**EXERCISE REQUIREMENTS**
Retype the opening lines of the data exactly, stopping after the line that contains "const legendCol3 = ['HVO20', 'Propaan'];". Skip every picture.

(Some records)

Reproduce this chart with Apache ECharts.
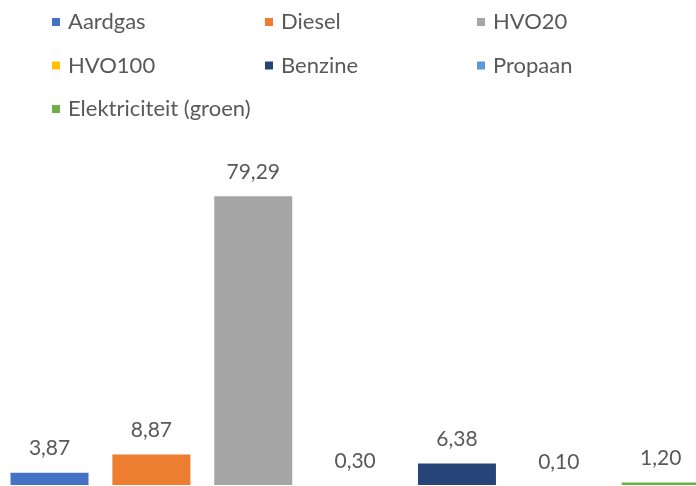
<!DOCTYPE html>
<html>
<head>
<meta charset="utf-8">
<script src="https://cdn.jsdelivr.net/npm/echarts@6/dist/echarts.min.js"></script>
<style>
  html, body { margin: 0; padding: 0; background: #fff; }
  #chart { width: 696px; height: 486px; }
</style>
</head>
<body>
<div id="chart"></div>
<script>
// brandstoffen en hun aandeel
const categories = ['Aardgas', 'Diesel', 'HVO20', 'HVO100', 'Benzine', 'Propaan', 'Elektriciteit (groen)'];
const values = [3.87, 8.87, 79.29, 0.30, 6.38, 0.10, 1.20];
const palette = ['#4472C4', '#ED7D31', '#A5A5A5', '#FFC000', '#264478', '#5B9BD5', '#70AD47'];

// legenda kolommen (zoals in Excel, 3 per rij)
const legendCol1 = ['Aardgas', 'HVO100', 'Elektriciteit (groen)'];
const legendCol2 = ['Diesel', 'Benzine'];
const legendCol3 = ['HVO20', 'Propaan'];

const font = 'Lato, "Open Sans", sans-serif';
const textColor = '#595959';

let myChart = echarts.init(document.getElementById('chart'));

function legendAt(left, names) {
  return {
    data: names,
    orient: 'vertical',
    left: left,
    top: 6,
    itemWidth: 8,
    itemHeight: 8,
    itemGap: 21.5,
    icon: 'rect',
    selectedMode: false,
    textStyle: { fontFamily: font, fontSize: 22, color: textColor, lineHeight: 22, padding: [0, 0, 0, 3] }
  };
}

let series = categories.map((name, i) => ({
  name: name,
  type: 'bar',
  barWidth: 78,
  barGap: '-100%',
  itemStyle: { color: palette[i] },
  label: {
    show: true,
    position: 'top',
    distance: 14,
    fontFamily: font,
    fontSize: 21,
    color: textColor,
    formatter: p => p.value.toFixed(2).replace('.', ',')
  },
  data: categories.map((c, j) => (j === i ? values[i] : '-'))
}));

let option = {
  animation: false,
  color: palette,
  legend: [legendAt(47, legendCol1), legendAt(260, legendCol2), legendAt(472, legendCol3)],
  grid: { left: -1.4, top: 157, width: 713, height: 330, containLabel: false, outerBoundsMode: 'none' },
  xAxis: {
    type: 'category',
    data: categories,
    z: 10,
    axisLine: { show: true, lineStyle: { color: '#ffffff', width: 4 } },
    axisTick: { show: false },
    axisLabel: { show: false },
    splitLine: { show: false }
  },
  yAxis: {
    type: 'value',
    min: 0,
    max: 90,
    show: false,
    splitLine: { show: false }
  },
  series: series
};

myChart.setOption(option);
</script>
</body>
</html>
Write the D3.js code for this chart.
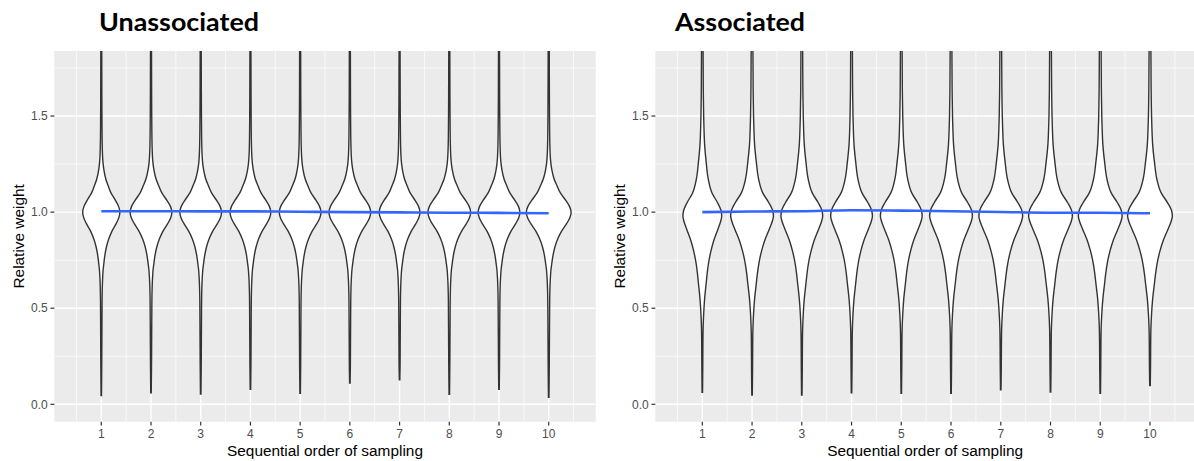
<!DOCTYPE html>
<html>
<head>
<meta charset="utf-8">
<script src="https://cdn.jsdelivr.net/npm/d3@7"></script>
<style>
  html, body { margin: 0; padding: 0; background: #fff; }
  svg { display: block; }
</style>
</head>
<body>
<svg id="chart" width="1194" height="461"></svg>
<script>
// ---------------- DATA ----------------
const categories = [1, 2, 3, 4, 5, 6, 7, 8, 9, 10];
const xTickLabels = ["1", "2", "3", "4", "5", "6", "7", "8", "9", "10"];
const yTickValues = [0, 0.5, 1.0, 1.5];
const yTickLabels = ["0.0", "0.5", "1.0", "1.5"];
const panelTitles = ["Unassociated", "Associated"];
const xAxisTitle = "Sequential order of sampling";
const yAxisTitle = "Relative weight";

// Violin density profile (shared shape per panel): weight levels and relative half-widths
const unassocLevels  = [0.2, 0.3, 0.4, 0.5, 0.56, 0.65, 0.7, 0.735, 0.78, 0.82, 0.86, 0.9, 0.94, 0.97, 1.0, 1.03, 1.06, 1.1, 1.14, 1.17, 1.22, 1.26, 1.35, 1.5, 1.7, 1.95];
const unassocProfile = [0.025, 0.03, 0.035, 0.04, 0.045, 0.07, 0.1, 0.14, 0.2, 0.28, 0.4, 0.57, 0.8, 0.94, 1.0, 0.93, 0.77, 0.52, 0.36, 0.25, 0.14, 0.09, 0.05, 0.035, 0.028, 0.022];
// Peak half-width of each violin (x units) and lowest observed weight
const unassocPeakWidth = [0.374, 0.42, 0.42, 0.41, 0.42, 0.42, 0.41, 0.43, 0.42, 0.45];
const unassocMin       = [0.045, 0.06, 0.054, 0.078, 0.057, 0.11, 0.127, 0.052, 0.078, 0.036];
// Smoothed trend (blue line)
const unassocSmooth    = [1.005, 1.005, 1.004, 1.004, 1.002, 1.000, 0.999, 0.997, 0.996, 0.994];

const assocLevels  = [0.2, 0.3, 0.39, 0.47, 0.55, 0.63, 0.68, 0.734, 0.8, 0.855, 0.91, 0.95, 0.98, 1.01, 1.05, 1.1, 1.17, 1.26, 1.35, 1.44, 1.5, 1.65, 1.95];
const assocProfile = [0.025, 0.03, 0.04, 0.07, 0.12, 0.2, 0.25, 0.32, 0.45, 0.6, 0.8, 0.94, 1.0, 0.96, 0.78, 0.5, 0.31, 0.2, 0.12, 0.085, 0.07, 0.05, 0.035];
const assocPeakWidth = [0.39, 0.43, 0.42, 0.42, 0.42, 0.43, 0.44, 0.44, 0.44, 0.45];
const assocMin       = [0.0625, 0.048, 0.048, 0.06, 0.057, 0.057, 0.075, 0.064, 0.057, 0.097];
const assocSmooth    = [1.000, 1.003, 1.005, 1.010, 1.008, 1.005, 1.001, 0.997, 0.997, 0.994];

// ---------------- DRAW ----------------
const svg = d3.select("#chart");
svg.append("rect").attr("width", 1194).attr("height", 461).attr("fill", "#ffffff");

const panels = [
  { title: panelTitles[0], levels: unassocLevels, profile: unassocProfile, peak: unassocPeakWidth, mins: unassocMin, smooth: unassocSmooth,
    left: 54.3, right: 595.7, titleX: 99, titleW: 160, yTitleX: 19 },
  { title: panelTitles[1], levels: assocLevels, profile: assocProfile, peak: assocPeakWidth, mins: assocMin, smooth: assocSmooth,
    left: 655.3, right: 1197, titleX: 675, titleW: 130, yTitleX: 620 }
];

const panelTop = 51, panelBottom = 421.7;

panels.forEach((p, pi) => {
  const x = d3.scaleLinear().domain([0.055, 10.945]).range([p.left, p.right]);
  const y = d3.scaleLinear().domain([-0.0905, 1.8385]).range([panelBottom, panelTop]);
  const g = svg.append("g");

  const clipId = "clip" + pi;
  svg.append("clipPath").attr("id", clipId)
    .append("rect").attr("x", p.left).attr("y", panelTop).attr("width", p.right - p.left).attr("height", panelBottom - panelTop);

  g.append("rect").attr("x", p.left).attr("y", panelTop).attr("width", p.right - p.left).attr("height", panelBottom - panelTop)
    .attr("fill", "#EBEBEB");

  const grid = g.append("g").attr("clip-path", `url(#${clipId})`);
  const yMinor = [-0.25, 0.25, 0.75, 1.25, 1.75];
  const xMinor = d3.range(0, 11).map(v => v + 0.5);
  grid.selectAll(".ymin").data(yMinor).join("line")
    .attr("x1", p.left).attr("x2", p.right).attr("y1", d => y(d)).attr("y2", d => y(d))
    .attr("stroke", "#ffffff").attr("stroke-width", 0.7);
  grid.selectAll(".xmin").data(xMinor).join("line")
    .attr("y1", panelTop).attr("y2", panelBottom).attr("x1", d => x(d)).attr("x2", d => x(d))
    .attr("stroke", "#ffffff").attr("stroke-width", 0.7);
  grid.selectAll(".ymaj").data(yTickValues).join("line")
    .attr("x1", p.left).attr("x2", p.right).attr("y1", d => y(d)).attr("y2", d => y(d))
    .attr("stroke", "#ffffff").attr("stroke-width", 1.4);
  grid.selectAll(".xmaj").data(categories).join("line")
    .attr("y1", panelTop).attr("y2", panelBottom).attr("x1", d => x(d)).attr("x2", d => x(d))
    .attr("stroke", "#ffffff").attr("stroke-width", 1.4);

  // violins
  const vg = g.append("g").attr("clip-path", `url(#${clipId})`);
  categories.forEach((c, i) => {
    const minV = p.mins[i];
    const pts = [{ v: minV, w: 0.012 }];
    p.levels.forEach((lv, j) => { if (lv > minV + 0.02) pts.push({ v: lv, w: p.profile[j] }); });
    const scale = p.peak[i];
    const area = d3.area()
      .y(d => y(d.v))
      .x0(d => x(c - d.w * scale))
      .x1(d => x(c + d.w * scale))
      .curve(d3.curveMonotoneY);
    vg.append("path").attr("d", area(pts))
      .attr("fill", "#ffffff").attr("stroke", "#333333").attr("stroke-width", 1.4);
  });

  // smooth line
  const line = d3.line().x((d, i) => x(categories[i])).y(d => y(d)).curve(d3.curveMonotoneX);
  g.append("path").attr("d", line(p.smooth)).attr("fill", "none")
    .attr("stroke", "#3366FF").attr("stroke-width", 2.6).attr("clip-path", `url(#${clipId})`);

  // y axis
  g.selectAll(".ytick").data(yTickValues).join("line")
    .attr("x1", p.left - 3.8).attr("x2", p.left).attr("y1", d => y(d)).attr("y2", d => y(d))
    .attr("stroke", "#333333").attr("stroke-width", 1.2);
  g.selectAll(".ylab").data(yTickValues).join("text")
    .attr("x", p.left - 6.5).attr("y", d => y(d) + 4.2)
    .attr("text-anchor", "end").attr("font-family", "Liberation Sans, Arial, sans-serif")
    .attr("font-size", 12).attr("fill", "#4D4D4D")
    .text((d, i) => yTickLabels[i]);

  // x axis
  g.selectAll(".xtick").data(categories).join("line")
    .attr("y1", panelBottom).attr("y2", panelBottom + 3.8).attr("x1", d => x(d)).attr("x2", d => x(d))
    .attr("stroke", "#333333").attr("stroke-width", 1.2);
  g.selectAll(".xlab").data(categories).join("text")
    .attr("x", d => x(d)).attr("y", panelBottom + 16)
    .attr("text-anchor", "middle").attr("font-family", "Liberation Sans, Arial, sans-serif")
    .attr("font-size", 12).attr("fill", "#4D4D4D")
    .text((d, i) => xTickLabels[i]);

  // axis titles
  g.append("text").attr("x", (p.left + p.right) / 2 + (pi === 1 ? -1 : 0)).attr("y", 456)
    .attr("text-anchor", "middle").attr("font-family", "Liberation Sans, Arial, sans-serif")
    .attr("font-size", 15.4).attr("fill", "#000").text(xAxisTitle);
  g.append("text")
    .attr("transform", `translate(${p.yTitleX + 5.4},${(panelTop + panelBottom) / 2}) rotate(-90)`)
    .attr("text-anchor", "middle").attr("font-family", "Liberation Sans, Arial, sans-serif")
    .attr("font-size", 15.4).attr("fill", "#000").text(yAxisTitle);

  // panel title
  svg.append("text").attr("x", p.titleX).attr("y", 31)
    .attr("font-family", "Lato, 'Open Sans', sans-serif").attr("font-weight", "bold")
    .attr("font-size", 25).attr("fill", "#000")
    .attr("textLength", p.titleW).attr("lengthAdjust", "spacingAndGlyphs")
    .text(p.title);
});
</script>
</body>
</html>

**EXERCISE RESULT**
Reproduce this chart with Apache ECharts.
<!DOCTYPE html>
<html>
<head>
<meta charset="utf-8">
<script src="https://cdn.jsdelivr.net/npm/echarts@6/dist/echarts.min.js"></script>
<style>
  html, body { margin: 0; padding: 0; background: #fff; }
  #chart { width: 696px; height: 486px; }
</style>
</head>
<body>
<div id="chart"></div>
<script>
// brandstoffen en hun aandeel
const categories = ['Aardgas', 'Diesel', 'HVO20', 'HVO100', 'Benzine', 'Propaan', 'Elektriciteit (groen)'];
const values = [3.87, 8.87, 79.29, 0.30, 6.38, 0.10, 1.20];
const palette = ['#4472C4', '#ED7D31', '#A5A5A5', '#FFC000', '#264478', '#5B9BD5', '#70AD47'];

// legenda kolommen (zoals in Excel, 3 per rij)
const legendCol1 = ['Aardgas', 'HVO100', 'Elektriciteit (groen)'];
const legendCol2 = ['Diesel', 'Benzine'];
const legendCol3 = ['HVO20', 'Propaan'];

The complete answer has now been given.